When FOIR is borderline

If FOIR is close to a lender's limit, expect additional scrutiny such as verification of bonus income, a requirement for higher down payment, or a shorter loan tenor to reduce the monthly EMI.

When FOIR is comfortably low

A low FOIR generally improves chances for a larger sanctioned loan and better interest rate offers because the borrower is seen as having headroom to absorb repayments.

FAQ

What is FOIR calculation and why does it matter?

FOIR calculation determines the percentage of income taken up by fixed monthly obligations. It matters because lenders use it to assess whether the borrower can afford new loan EMIs without stress; a high FOIR can limit loan size or lead to rejection.

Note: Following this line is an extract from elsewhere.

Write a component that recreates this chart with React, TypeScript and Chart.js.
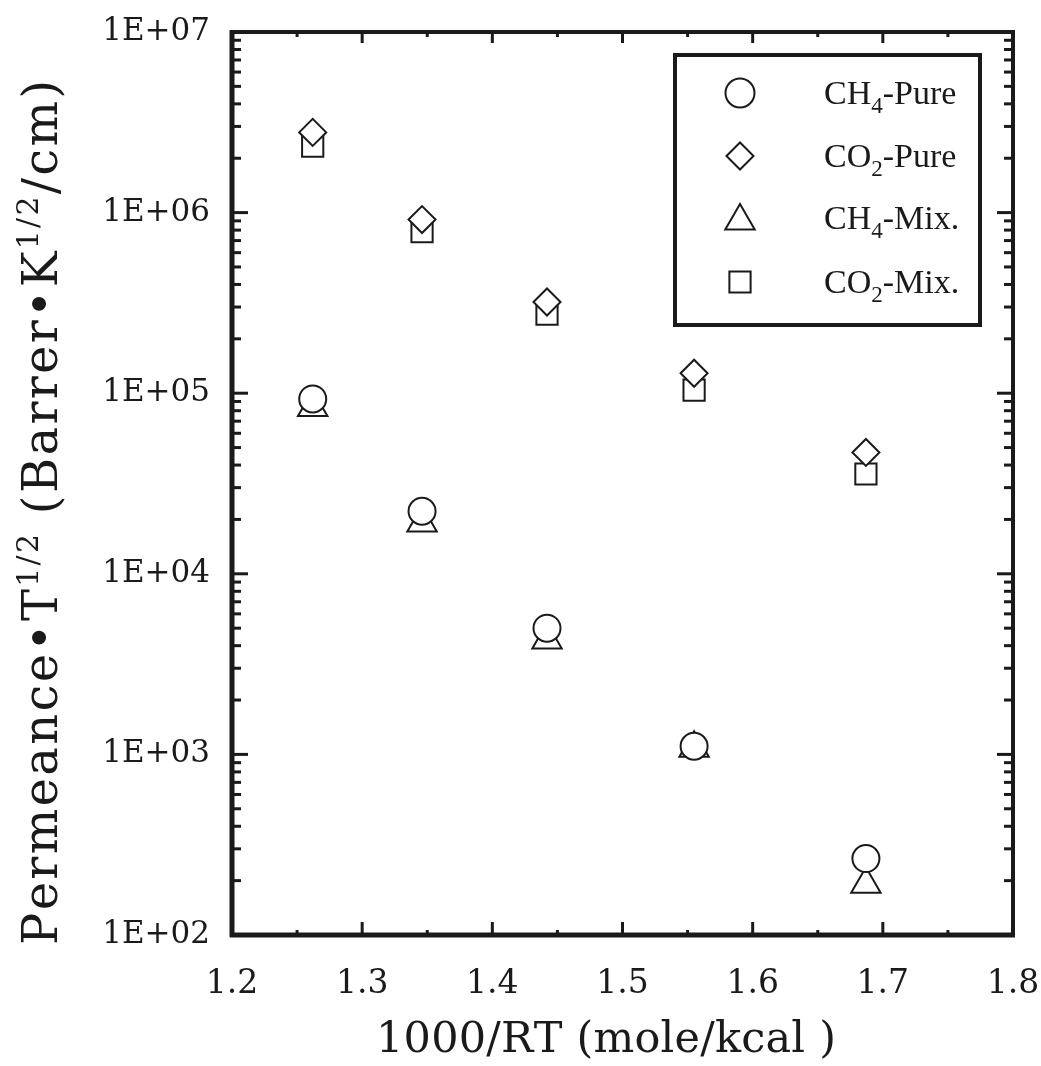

Can part-time or freelance income be included in FOIR calculations?

Yes, but lenders usually require supporting documents such as tax returns, bank statements, and sometimes a history of consistent receipts over 1–3 years to accept variable income.

Does closing a credit card reduce FOIR instantly?

Closing or paying down revolving credit reduces documented obligations over time but may not reflect immediately on bureau reports; lenders review recent statements and bureau data, so allow time for updates.

Are FOIR rules the same across all banks and housing finance companies?

No. FOIR thresholds and the definitions of income and obligations vary by lender and by jurisdiction. Regulatory guidance and internal risk policies create differences in practice.

Where to get official guidelines on lending and underwriting?

Official guidelines are published by national regulators and housing finance authorities; check the website of the relevant central bank or housing regulator for circulars and advisory notes.

Note: This article explains common practices and does not substitute for lender-specific terms or regulatory advice. For precise underwriting criteria, consult the loan documentation or the lending institution directly.